# WORK INSTRUCTIONS
Gather up the lines with the word "script" in them.

= = =

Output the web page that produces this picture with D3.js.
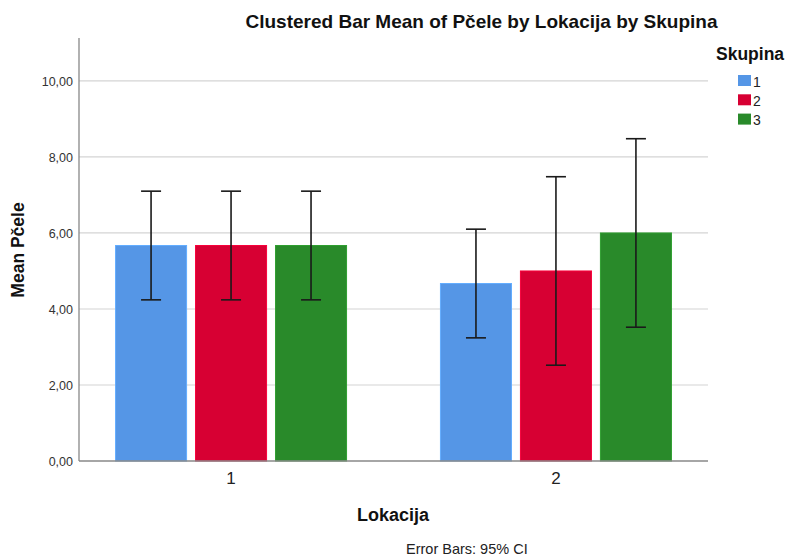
<!DOCTYPE html>
<html><head><meta charset="utf-8">
<script src="https://cdn.jsdelivr.net/npm/d3@7"></script>
<style>body{margin:0;background:#fff;} svg{display:block;font-family:Arial,"Liberation Sans",sans-serif;}</style>
</head><body>
<svg id="c" width="789" height="556"></svg>
<script>
const locations = ["1","2"];
const groups = ["1","2","3"];
const means = {"1":[5.67,5.67,5.67],"2":[4.67,5.00,6.00]};
const ciLow = {"1":[4.24,4.24,4.24],"2":[3.24,2.52,3.52]};
const ciHigh = {"1":[7.10,7.10,7.10],"2":[6.10,7.48,8.48]};
const yTicks = [0,2,4,6,8,10];
const colors = ["#5596e6","#d70033","#298a2a"];

const svg = d3.select("#c");
const L=79, R=708, T=38, B=461;
const y = d3.scaleLinear().domain([0,11.13]).range([B,T]);
const x0 = d3.scalePoint().domain(locations).range([L,R]).padding(0.468);
const x1 = d3.scaleBand().domain(groups).range([-115.5,115.5]).paddingInner(0.112).paddingOuter(0);

// grid
svg.append("g").selectAll("line").data(yTicks.filter(d=>d>0)).join("line")
  .attr("x1",L).attr("x2",R).attr("y1",d=>y(d)).attr("y2",d=>y(d))
  .attr("stroke","#d4d4d4").attr("stroke-width",1.2);

// y tick labels
svg.append("g").selectAll("text").data(yTicks).join("text")
  .attr("x",L-6).attr("y",d=>y(d)+5).attr("text-anchor","end")
  .attr("font-size",12.5).attr("fill","#333")
  .text(d=>d3.format(".2f")(d).replace(".",","));

// bars
const rows=[];
locations.forEach(l=>groups.forEach((g,i)=>rows.push({l,g,i,m:means[l][i],lo:ciLow[l][i],hi:ciHigh[l][i]})));
svg.append("g").selectAll("rect").data(rows).join("rect")
  .attr("x",d=>x0(d.l)+x1(d.g)).attr("width",x1.bandwidth())
  .attr("y",d=>y(d.m)).attr("height",d=>B-y(d.m))
  .attr("fill",d=>colors[d.i]).attr("stroke",d=>d3.color(colors[d.i]).brighter(0.4)).attr("stroke-width",1);

// error bars
const eb = svg.append("g").attr("stroke","#1a1a1a").attr("stroke-width",1.6);
rows.forEach(d=>{
  const cx = x0(d.l)+x1(d.g)+x1.bandwidth()/2;
  eb.append("line").attr("x1",cx).attr("x2",cx).attr("y1",y(d.hi)).attr("y2",y(d.lo));
  eb.append("line").attr("x1",cx-10).attr("x2",cx+10).attr("y1",y(d.hi)).attr("y2",y(d.hi));
  eb.append("line").attr("x1",cx-10).attr("x2",cx+10).attr("y1",y(d.lo)).attr("y2",y(d.lo));
});

// axes
svg.append("line").attr("x1",L).attr("x2",L).attr("y1",T).attr("y2",B).attr("stroke","#888").attr("stroke-width",1.3);
svg.append("line").attr("x1",L).attr("x2",R).attr("y1",B).attr("y2",B).attr("stroke","#888").attr("stroke-width",1.3);

// x tick labels
svg.append("g").selectAll("text").data(locations).join("text")
  .attr("x",d=>x0(d)).attr("y",484).attr("text-anchor","middle")
  .attr("font-size",17).attr("fill","#222").text(d=>d);

// titles
svg.append("text").attr("x",481.5).attr("y",28).attr("text-anchor","middle")
  .attr("font-size",19).attr("font-weight","bold").attr("fill","#111")
  .text("Clustered Bar Mean of Pčele by Lokacija by Skupina");
svg.append("text").attr("x",393).attr("y",521).attr("text-anchor","middle")
  .attr("font-size",18).attr("font-weight","bold").attr("fill","#111").text("Lokacija");
svg.append("text").attr("transform","translate(24,250) rotate(-90)").attr("text-anchor","middle")
  .attr("font-size",17.5).attr("font-weight","bold").attr("fill","#111").text("Mean Pčele");
svg.append("text").attr("x",406).attr("y",554).attr("font-size",14.5).attr("fill","#222").text("Error Bars: 95% CI");

// legend
svg.append("text").attr("x",716).attr("y",60).attr("font-size",17.5).attr("font-weight","bold").attr("fill","#111").text("Skupina");
const lg = svg.append("g").selectAll("g").data(groups).join("g")
  .attr("transform",(d,i)=>`translate(738,${75+i*19.3})`);
lg.append("rect").attr("width",13).attr("height",11).attr("fill",(d,i)=>colors[i]);
lg.append("text").attr("x",15).attr("y",11.5).attr("font-size",14).attr("fill","#222").text(d=>d);
</script>
</body></html>
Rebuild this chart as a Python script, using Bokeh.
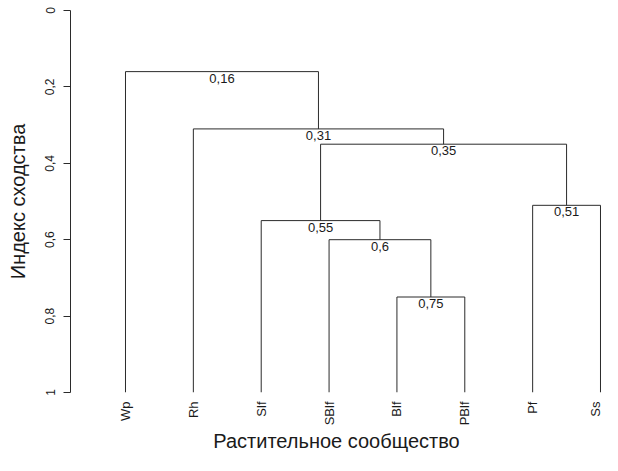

= = =

# COMPLETED TASK
<script src="https://cdn.jsdelivr.net/npm/d3@7"></script>
<script>
</script>
Rebuild this chart as a Python script, using Bokeh.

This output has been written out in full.